Dans cette recherche de la vérité, Pascal ajoute qu’il peut être utile de bien connaître celui qu’on veut persuader
Quelle que soit la chose dont on cherche à persuader l’autre, il faut d’abord savoir à qui on s’adresse, connaître son cœur, son esprit, ses principes. Et ensuite seulement, chercher (dans la chose dont il s’agit), les rapports que cette personne entretient avec ses principes avoués.»
Quand on parle d’industrie sucrière, on semble parler d’un concept éthéré, d’un objet virtuel comme lorsqu’on évoque le système financier ou l’industrie pharmaceutique ou encore l’industrie nucléaire.
Ces entités sont des constructions juridiques qui cachent la réalité qui est simplement constituée d’un petit groupe d’humains qui n’ont aucun souci de l’intérêt général mais simplement le goût du seul profit et qui pour protéger cette soif sans limite, sont prêts quasi toujours à toutes les compromissions pour parvenir à leur fin.
Et ces humains criminels ne sont jamais sanctionnés. Si la justice, dans de très rares cas, les poursuit quand même personnellement, des armées d’avocats arrivent à faire traîner les choses jusqu’à ce que la mort les fassent échapper à la justice humaine.

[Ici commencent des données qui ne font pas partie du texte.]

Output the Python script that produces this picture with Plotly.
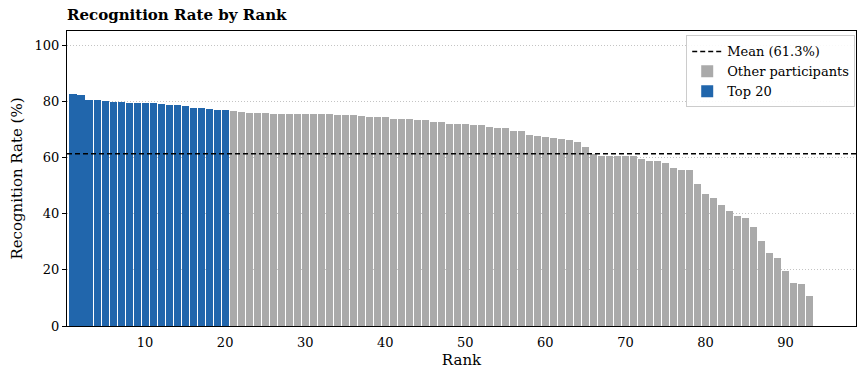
import plotly.graph_objects as go

ranks = list(range(1, 94))
rates = [
    82.6, 82.3, 80.5, 80.5, 80.1, 79.8, 79.8, 79.4, 79.4, 79.4,
    79.4, 79.0, 78.7, 78.7, 78.3, 77.6, 77.6, 77.2, 76.9, 76.8,
    76.4, 76.1, 75.7, 75.7, 75.7, 75.4, 75.4, 75.4, 75.4, 75.4,
    75.4, 75.4, 75.4, 75.0, 75.0, 75.0, 74.6, 74.3, 74.3, 74.3,
    73.6, 73.6, 73.6, 73.2, 73.2, 72.5, 72.5, 71.8, 71.8, 71.8,
    71.4, 71.4, 70.7, 70.4, 70.4, 69.3, 69.3, 67.9, 67.5, 67.1,
    66.8, 66.4, 66.1, 65.4, 63.6, 61.4, 60.4, 60.4, 60.4, 60.4,
    60.4, 59.6, 58.9, 58.9, 57.9, 56.1, 55.7, 55.4, 50.4, 47.1,
    45.7, 43.2, 41.1, 39.3, 38.6, 35.4, 30.4, 26.1, 24.3, 19.6,
    15.4, 15.0, 10.7,
]
mean_rate = 61.3
top_n = 20
x_ticks = [10, 20, 30, 40, 50, 60, 70, 80, 90]
y_ticks = [0, 20, 40, 60, 80, 100]

BLUE = "#2166ac"
GRAY = "#aaaaaa"
FONT = "DejaVu Serif"
MEAN_DASH = "5px,3px"

fig = go.Figure()
fig.add_trace(go.Scatter(
    x=[None], y=[None], mode="lines", name=f"Mean ({mean_rate}%)",
    line=dict(color="black", dash=MEAN_DASH, width=1.5),
))
fig.add_trace(go.Bar(
    x=ranks[top_n:], y=rates[top_n:], name="Other participants",
    marker=dict(color=GRAY, line=dict(width=0)), width=0.88,
))
fig.add_trace(go.Bar(
    x=ranks[:top_n], y=rates[:top_n], name="Top 20",
    marker=dict(color=BLUE, line=dict(width=0)), width=0.88,
))
fig.add_hline(y=mean_rate, line=dict(color="black", dash=MEAN_DASH, width=1.5), layer="above")

fig.update_layout(
    width=857, height=369,
    margin=dict(l=67, r=1, t=31, b=43, autoexpand=False),
    paper_bgcolor="white", plot_bgcolor="white",
    font=dict(family=FONT, size=13, color="black"),
    title=dict(text="<b>Recognition Rate by Rank</b>", x=0, xref="paper",
               xanchor="left", y=0.945, yanchor="bottom", yref="container",
               font=dict(family=FONT, size=15, color="black")),
    showlegend=True,
    legend=dict(x=0.999, y=0.985, xanchor="right", yanchor="top",
                bgcolor="rgba(255,255,255,0.9)", bordercolor="#cccccc", borderwidth=1,
                font=dict(family=FONT, size=13), traceorder="normal",
                itemwidth=30, tracegroupgap=0),
    bargap=0,
)
fig.update_xaxes(
    range=[0.25, 98.8], tickvals=x_ticks, showgrid=False, zeroline=False,
    showline=True, linecolor="black", linewidth=1.2, mirror=True,
    ticks="", automargin=False, ticklabelstandoff=4,
    title=dict(text="Rank", font=dict(size=15), standoff=6),
)
fig.update_yaxes(
    range=[0, 105], tickvals=y_ticks, showgrid=True, gridcolor="#c4c4c4",
    griddash="1px,2px", gridwidth=1, zeroline=False,
    showline=True, linecolor="black", linewidth=1.2, mirror=True,
    ticks="outside", ticklen=4, tickcolor="black", automargin=False,
    title=dict(text="Recognition Rate (%)", font=dict(size=15), standoff=8),
)

fig.write_html(
    "out.html",
    config={"displayModeBar": False},
    post_script="document.body.style.margin='0';document.body.style.overflow='hidden';",
)
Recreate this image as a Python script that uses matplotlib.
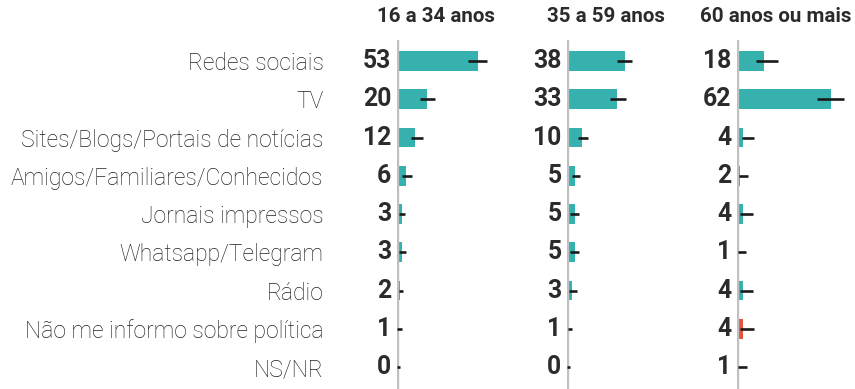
import numpy as np
import matplotlib.pyplot as plt

# Fontes de informação política por faixa etária (%)
categorias = ['Redes sociais', 'TV', 'Sites/Blogs/Portais de notícias',
              'Amigos/Familiares/Conhecidos', 'Jornais impressos',
              'Whatsapp/Telegram', 'Rádio', 'Não me informo sobre política', 'NS/NR']
faixas = ['16 a 34 anos', '35 a 59 anos', '60 anos ou mais']

val_16_34 = [53, 20, 12, 6, 3, 3, 2, 1, 0]
val_35_59 = [38, 33, 10, 5, 5, 5, 3, 1, 0]
val_60 = [18, 62, 4, 2, 4, 1, 4, 4, 1]

# intervalo de confiança (limite inferior / superior)
ic_baixo_16_34 = [47, 15, 9, 3, 1, 1, 1, 0, 0]
ic_alto_16_34 = [59, 25, 17, 10, 5, 6, 4, 3, 2]
ic_baixo_35_59 = [33, 28, 7, 3, 2, 2, 1.3, 0.5, 0]
ic_alto_35_59 = [43, 39, 14, 8.5, 8, 8, 6.5, 3, 2]
ic_baixo_60 = [12.5, 52.5, 3, 1.3, 2, 0.5, 2, 2, 0.5]
ic_alto_60 = [27, 70.5, 11, 7, 10.5, 6, 10.5, 11, 6.5]

valores = [val_16_34, val_35_59, val_60]
ic_baixo = [ic_baixo_16_34, ic_baixo_35_59, ic_baixo_60]
ic_alto = [ic_alto_16_34, ic_alto_35_59, ic_alto_60]

TEAL = '#36b1ae'
VERMELHO = '#e4553f'
TEXTO = '#2b2b2b'

W, H = 855, 389
fig = plt.figure(figsize=(W / 100, H / 100), dpi=100)

px_unidade = 1.52  # pixels por ponto percentual
xmax = 80
y = np.arange(len(categorias))
cores = [VERMELHO if c.startswith('Não me') else TEAL for c in categorias]

eixos_x = [397, 567, 737]
for k, x0 in enumerate(eixos_x):
    ax = fig.add_axes([x0 / W, 0, xmax * px_unidade / W, 1 - 40 / H])
    ax.barh(y, valores[k], height=0.52, color=cores, zorder=2)
    ax.hlines(y, ic_baixo[k], ic_alto[k], color='#1a1a1a', lw=1.9, zorder=4)
    ax.axvline(0, color='#c0c0c0', lw=2.4, zorder=3)
    for yi, v in zip(y, valores[k]):
        ax.annotate(str(v), (0, yi), xytext=(-4, 0), textcoords='offset points',
                    ha='right', va='center', fontsize=17.8, fontweight='bold',
                    family='Roboto', color=TEXTO)
    ax.set_xlim(0, xmax)
    ax.set_ylim(8.575, -0.549)
    ax.set_xticks([])
    for s in ax.spines.values():
        s.set_visible(False)
    if k == 0:
        ax.set_yticks(y)
        ax.set_yticklabels(categorias, fontsize=16.5, family='Roboto',
                           fontweight='light', color='#222222')
        ax.tick_params(axis='y', length=0, pad=53)
    else:
        ax.set_yticks([])
    fig.text((x0 + 39) / W, 1 - 17 / H, faixas[k], ha='center', va='center',
             fontsize=14.8, fontweight='bold', family='Roboto', color=TEXTO)

fig.savefig('out.png', dpi=100)
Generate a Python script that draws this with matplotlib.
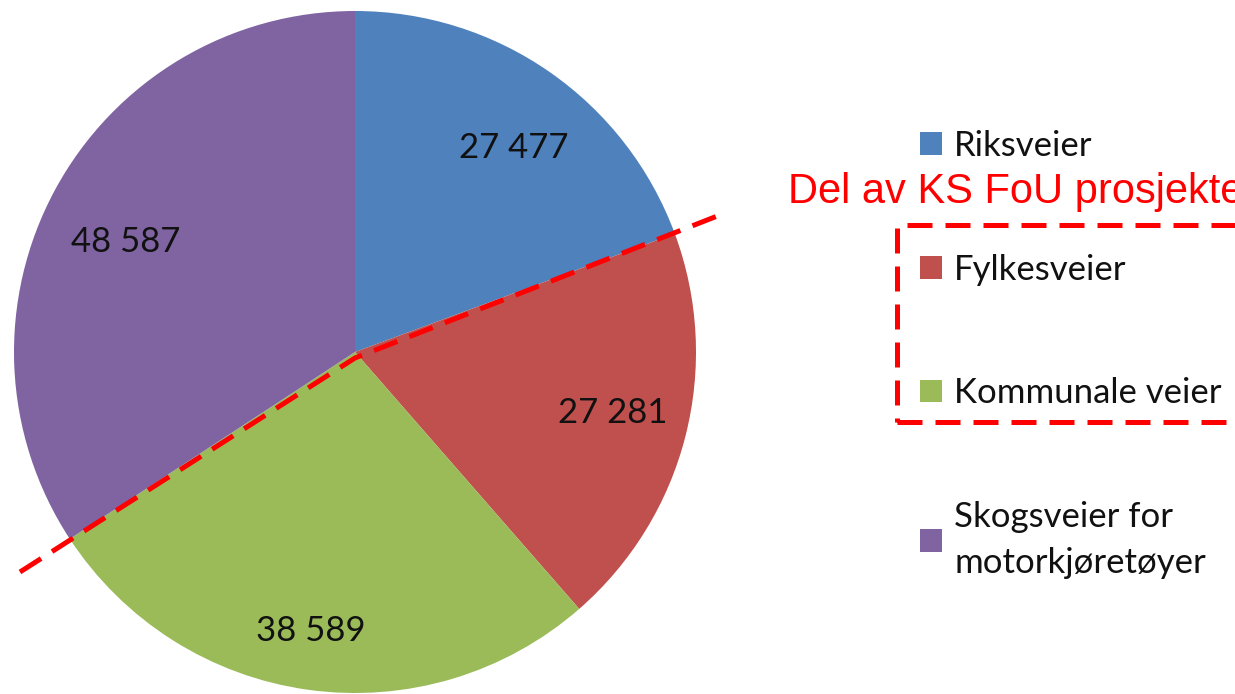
import matplotlib.pyplot as plt
from matplotlib.patches import Rectangle
from matplotlib.transforms import offset_copy

categories = ["Riksveier", "Fylkesveier", "Kommunale veier", "Skogsveier for\nmotorkjøretøyer"]
km = [27477, 27281, 38589, 48587]
colors = ["#4F81BD", "#C0504D", "#9BBB59", "#8064A2"]
total = sum(km)

def fmt(pct):
    v = int(round(pct * total / 100.0))
    return format(v, ",").replace(",", " ")

fig = plt.figure(figsize=(12.35, 6.94), dpi=100)
W, H = 1235, 694

# pie placed by pixel box: center (355,352), radius 341
cx, cy, r = 355, 352, 341
ax = fig.add_axes([(cx - r) / W, (H - cy - r) / H, 2 * r / W, 2 * r / H])
wedges, texts, autotexts = ax.pie(km, colors=colors, startangle=90, counterclock=False,
                                  autopct=fmt, pctdistance=0.77, radius=1,
                                  wedgeprops=dict(linewidth=0),
                                  textprops=dict(fontfamily="Lato", fontsize=25, color="#111111"))
# small nudges of the value labels (pixels)
nudges = [(9, -11), (3, 4), (-8, -19), (2, -15)]
for t, (dx, dy) in zip(autotexts, nudges):
    t.set_transform(offset_copy(ax.transData, fig=fig, x=dx, y=dy, units="dots"))
ax.set_xlim(-1, 1)
ax.set_ylim(-1, 1)
ax.axis("off")

# red dashed dividing line
def px(x, y):
    return (x - cx) / r, (cy - y) / r
pts = [px(20, 572), px(355, 358), px(725, 213)]
ax.plot([p[0] for p in pts], [p[1] for p in pts], color="red", lw=3.6,
        dashes=(5, 2.6), clip_on=False, solid_capstyle="butt")

leg = fig.legend(wedges, categories, loc="upper left", bbox_to_anchor=(920 / W, 1 - 130 / H),
                 frameon=False, prop=dict(family="Lato", size=25),
                 handlelength=0.63, handleheight=0.63, handletextpad=0.35,
                 labelspacing=2.64, borderpad=0, borderaxespad=0)
for t in leg.get_texts():
    t.set_color("#111111")
    t.set_linespacing(1.53)

fig.text(788 / W, 1 - 192 / H, "Del av KS FoU prosjektet", color="red",
         fontfamily="Liberation Sans", fontsize=30, va="center", ha="left")

box = Rectangle((897 / W, 1 - 422 / H), 400 / W, 197 / H, transform=fig.transFigure,
                fill=False, edgecolor="red", lw=3.6, linestyle=(0, (5, 2.6)), clip_on=False)
fig.add_artist(box)

fig.savefig("out.png", dpi=100)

Prenons simplement le scandale du Mediator qui a débuté en 1998, année où en savait qu’il était dangereux et que des gens sans scrupules et soucieux de continuer à gagner beaucoup d’argent n’ont pas agi conformément à l’éthique. Il a fallu des années pour convaincre la justice d’intervenir et elle fut tant empêchée que Jacques Servier a eu le temps de mourir en 2014 avant le procès qui devait le mettre en cause.